Written request »
Show, in full, each line of the data that contains "React".

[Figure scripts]
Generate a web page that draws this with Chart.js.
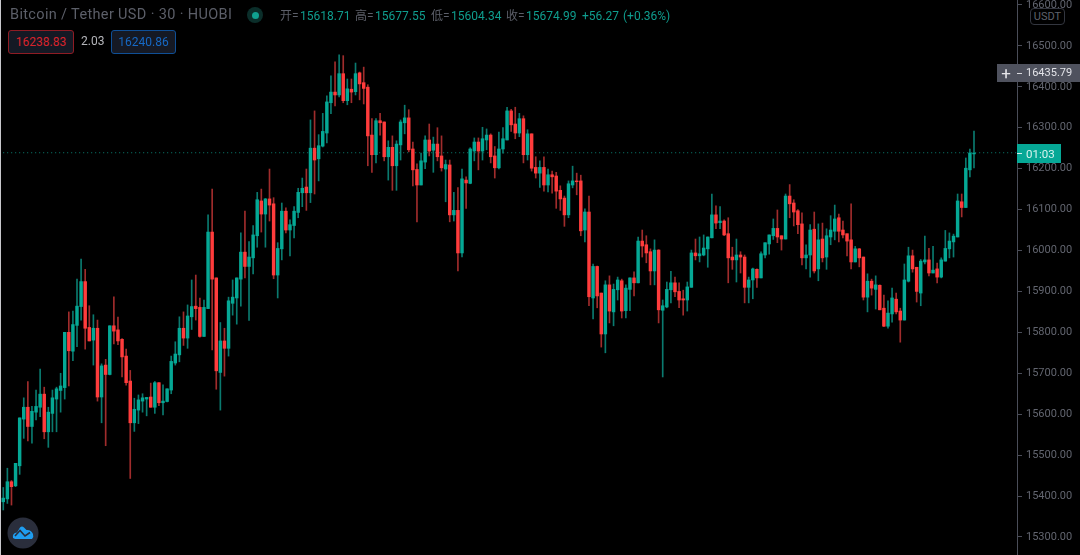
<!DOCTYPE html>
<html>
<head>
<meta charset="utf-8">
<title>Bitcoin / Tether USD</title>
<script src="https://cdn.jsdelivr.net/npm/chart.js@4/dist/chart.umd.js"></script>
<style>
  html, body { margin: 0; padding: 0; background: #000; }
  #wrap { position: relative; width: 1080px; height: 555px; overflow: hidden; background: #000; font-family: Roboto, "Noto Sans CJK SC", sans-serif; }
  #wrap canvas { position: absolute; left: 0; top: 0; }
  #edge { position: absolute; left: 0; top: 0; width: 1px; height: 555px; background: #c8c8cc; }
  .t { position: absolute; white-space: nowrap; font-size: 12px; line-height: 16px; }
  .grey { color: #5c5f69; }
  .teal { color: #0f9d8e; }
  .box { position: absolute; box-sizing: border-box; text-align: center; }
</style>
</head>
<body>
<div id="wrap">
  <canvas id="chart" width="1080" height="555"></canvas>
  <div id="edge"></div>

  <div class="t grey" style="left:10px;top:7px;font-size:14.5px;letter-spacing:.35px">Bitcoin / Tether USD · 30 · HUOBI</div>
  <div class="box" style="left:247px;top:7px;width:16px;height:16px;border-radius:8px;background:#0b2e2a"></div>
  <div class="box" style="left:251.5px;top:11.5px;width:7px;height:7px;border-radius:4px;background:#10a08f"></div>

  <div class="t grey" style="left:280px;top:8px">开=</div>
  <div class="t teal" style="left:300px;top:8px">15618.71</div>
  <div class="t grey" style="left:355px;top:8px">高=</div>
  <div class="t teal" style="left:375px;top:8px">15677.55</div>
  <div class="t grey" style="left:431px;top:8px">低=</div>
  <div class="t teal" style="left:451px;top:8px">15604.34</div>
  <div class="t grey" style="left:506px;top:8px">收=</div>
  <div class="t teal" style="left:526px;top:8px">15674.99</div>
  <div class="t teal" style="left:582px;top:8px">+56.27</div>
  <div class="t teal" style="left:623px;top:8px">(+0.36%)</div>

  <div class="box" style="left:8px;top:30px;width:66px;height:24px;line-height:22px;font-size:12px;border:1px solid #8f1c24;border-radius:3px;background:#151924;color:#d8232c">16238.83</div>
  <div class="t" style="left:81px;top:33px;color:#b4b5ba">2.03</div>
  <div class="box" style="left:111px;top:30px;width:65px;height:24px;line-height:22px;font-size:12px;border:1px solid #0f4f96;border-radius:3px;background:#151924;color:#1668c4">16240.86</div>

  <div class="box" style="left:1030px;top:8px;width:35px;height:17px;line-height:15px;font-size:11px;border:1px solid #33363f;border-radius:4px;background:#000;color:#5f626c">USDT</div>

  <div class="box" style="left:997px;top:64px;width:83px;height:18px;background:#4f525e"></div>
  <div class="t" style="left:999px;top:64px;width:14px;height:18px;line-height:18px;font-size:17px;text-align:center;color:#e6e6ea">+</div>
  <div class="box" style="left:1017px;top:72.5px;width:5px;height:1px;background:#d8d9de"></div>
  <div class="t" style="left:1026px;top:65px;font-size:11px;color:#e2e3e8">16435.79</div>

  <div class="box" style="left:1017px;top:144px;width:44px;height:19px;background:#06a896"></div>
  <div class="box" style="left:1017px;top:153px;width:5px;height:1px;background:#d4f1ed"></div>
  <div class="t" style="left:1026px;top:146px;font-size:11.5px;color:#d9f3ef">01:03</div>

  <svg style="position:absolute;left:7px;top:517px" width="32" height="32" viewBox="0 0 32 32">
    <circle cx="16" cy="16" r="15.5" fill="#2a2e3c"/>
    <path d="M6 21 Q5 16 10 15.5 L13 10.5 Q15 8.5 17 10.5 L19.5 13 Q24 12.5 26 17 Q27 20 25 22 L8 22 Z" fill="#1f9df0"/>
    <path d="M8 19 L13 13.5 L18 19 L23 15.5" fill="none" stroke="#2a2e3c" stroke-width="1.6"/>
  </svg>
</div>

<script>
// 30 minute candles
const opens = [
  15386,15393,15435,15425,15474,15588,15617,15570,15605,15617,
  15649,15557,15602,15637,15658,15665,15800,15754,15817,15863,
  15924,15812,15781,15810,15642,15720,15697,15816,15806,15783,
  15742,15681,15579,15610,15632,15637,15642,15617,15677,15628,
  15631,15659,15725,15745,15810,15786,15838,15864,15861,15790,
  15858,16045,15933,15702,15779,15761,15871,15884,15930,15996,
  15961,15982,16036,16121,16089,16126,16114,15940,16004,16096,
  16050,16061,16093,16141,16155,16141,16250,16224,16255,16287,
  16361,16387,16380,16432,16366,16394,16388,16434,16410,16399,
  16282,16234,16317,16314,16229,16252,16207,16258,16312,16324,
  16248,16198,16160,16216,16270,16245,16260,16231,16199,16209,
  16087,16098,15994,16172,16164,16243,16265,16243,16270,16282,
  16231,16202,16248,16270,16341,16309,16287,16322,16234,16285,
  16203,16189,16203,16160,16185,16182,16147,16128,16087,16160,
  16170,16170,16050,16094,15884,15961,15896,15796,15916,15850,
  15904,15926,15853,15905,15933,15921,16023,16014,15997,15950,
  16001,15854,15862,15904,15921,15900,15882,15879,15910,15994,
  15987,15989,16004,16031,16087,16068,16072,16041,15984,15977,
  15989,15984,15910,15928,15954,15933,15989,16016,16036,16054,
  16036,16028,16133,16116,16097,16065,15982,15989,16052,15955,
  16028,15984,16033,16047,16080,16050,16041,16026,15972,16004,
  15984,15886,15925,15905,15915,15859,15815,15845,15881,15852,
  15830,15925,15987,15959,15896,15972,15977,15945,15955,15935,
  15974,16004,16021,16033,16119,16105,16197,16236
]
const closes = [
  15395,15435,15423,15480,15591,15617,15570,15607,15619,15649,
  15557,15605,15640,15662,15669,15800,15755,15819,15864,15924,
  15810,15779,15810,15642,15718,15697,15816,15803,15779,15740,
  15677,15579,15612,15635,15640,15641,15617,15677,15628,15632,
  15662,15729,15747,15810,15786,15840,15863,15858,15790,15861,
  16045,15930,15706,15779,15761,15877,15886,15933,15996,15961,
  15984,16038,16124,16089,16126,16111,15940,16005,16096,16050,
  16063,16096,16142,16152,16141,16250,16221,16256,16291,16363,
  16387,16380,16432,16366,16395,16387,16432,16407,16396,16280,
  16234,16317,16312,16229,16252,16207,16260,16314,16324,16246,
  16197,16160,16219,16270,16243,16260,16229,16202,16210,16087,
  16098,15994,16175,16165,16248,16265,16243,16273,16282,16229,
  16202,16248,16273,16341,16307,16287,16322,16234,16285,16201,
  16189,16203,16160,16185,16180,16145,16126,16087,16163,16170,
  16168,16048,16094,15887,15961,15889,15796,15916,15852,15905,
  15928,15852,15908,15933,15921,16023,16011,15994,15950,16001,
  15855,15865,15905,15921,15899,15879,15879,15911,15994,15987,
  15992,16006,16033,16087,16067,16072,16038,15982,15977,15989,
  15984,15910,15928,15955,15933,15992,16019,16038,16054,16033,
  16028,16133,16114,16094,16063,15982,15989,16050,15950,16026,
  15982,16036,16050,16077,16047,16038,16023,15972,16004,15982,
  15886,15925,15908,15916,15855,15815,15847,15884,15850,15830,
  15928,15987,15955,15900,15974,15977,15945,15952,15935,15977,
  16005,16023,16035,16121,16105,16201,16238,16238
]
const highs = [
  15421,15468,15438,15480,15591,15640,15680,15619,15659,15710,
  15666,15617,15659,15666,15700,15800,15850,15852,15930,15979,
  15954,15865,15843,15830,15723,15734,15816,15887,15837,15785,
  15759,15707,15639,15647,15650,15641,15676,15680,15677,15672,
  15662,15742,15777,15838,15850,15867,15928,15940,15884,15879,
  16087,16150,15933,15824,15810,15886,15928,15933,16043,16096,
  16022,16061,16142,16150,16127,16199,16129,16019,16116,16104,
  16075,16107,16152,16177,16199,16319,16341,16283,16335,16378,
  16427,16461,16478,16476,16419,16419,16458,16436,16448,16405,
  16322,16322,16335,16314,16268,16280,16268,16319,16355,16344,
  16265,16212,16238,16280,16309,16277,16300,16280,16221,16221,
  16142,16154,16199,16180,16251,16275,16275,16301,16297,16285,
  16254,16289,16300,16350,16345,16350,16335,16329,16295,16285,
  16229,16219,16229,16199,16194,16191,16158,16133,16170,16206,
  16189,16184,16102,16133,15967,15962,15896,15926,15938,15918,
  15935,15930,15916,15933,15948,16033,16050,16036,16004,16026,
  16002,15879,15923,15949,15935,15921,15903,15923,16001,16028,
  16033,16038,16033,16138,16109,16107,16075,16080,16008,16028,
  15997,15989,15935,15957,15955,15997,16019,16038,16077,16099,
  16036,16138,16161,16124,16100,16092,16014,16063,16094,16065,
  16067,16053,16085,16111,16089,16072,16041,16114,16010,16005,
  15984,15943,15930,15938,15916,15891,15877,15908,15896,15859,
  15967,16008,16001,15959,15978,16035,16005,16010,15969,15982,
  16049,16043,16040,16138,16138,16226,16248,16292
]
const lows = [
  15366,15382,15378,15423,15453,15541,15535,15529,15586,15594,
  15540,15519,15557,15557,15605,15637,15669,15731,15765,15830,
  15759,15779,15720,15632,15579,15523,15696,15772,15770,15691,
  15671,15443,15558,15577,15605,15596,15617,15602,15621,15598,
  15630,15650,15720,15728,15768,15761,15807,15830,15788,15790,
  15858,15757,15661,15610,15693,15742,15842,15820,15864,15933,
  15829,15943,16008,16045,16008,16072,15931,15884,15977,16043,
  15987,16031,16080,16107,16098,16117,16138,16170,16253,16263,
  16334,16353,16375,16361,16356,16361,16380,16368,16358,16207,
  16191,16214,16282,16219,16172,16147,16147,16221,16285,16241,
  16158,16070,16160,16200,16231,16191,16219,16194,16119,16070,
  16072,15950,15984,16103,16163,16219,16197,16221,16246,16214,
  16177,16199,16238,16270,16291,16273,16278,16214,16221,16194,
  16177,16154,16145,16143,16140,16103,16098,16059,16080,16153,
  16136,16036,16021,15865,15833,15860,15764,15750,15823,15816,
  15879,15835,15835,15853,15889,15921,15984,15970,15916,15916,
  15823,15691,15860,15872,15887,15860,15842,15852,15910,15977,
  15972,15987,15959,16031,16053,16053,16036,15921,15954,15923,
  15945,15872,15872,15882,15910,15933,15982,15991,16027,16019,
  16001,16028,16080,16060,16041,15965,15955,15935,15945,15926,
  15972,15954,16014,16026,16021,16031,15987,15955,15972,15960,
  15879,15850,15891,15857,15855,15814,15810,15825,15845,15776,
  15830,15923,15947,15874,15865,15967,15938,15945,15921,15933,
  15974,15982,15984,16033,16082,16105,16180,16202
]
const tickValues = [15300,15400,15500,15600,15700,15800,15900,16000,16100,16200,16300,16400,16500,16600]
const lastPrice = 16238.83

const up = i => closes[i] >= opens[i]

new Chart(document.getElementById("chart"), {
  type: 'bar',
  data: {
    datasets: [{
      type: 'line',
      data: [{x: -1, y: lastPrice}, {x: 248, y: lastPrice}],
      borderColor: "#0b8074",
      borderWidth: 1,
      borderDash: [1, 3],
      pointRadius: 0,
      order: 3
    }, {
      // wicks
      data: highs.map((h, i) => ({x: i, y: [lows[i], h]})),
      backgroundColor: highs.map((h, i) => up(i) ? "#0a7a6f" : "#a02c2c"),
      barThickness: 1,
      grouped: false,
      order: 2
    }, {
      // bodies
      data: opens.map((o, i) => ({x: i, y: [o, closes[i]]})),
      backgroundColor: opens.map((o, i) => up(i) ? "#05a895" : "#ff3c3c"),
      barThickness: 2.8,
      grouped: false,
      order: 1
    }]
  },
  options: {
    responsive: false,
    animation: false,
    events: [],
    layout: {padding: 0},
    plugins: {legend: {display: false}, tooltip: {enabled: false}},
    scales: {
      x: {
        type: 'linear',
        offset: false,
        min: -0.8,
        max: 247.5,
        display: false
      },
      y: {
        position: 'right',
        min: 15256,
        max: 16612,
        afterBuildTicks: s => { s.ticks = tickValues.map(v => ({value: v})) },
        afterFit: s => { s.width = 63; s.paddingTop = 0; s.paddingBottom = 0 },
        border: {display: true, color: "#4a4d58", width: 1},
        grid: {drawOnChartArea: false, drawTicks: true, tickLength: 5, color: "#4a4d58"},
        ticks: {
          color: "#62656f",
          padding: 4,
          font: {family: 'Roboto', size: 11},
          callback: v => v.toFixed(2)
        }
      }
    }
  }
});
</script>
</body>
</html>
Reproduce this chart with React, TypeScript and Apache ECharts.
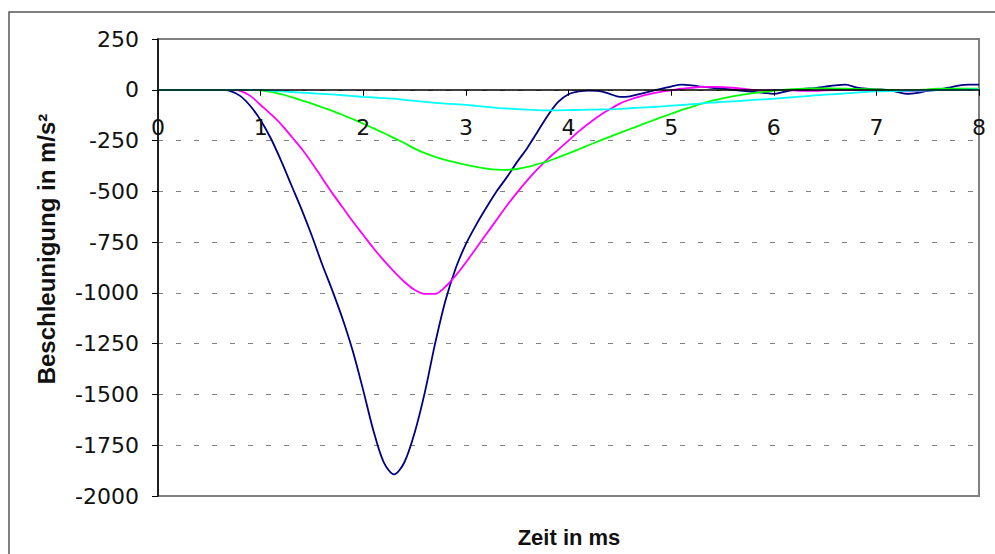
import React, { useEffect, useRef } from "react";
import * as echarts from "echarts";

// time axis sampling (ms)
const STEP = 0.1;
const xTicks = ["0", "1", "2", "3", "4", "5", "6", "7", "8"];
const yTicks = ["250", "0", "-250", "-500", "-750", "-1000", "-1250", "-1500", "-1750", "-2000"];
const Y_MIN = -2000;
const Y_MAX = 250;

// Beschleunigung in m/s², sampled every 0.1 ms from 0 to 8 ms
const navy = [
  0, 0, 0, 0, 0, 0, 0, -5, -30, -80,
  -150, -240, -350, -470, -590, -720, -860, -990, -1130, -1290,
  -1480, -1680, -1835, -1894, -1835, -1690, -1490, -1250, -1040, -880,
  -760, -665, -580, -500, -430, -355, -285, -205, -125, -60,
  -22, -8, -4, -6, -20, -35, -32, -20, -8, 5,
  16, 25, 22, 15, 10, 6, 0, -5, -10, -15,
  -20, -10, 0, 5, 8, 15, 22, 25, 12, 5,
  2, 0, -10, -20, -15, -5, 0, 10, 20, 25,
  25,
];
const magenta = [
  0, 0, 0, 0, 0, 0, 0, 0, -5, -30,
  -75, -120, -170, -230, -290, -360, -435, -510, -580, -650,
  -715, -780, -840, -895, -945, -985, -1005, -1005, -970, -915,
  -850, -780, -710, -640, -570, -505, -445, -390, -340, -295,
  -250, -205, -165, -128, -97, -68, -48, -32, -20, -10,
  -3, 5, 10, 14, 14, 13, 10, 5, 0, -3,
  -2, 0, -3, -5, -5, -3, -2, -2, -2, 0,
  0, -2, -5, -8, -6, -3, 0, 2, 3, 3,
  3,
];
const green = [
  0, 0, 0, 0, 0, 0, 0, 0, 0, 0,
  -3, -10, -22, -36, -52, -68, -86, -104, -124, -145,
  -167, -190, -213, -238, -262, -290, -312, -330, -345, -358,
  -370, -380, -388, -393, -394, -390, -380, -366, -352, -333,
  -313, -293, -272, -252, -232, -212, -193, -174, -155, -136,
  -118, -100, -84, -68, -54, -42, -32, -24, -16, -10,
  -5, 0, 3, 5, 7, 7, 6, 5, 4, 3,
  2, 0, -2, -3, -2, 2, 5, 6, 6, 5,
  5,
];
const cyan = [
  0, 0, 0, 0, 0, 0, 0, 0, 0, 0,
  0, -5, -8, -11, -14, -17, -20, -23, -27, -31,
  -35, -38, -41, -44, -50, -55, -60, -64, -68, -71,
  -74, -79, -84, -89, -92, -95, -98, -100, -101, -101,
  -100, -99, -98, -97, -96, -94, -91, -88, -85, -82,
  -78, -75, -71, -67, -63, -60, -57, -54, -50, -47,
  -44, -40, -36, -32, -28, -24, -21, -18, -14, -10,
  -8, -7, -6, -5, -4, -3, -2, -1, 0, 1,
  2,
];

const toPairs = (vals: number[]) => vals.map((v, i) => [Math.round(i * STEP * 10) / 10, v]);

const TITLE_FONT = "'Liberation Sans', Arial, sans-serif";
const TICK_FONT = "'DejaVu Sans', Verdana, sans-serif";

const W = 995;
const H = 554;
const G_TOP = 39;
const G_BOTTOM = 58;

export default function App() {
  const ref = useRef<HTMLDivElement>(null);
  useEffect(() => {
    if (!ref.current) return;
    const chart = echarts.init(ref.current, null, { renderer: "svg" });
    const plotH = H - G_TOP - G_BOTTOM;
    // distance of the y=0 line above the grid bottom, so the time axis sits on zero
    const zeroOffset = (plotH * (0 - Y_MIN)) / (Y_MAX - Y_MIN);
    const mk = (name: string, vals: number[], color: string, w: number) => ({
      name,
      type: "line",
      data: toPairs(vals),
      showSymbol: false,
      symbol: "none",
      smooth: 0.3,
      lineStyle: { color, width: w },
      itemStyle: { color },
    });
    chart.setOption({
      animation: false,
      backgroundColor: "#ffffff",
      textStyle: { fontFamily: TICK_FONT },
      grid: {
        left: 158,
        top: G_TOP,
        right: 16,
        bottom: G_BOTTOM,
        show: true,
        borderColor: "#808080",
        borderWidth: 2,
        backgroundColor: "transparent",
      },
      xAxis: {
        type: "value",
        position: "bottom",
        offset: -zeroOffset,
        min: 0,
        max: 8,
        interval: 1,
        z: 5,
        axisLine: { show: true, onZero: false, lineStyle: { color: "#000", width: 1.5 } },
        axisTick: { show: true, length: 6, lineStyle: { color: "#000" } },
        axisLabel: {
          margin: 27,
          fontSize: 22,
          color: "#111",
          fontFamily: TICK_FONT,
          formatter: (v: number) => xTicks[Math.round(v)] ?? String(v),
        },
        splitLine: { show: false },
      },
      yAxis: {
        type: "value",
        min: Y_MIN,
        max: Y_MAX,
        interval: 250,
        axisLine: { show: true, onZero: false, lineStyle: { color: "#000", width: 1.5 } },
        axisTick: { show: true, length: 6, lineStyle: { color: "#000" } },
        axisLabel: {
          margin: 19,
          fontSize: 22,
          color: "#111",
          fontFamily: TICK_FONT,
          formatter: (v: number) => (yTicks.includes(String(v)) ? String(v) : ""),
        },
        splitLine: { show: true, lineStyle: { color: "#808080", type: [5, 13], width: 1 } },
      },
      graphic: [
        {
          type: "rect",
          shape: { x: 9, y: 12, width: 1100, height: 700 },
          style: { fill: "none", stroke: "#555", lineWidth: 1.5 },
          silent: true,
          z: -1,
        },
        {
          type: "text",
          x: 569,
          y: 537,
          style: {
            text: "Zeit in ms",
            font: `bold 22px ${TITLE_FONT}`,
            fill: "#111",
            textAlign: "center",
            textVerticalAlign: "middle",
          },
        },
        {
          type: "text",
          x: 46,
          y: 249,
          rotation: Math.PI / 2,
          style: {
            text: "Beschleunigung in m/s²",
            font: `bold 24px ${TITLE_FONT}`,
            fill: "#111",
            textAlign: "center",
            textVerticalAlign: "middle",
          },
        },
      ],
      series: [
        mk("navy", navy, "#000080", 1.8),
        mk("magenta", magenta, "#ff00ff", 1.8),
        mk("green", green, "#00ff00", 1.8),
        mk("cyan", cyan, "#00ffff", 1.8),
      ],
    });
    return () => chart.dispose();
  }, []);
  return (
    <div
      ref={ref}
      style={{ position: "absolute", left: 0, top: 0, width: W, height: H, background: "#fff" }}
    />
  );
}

Result »
Reproduce this chart with React, TypeScript and Apache ECharts.
import React, { useEffect, useRef } from "react";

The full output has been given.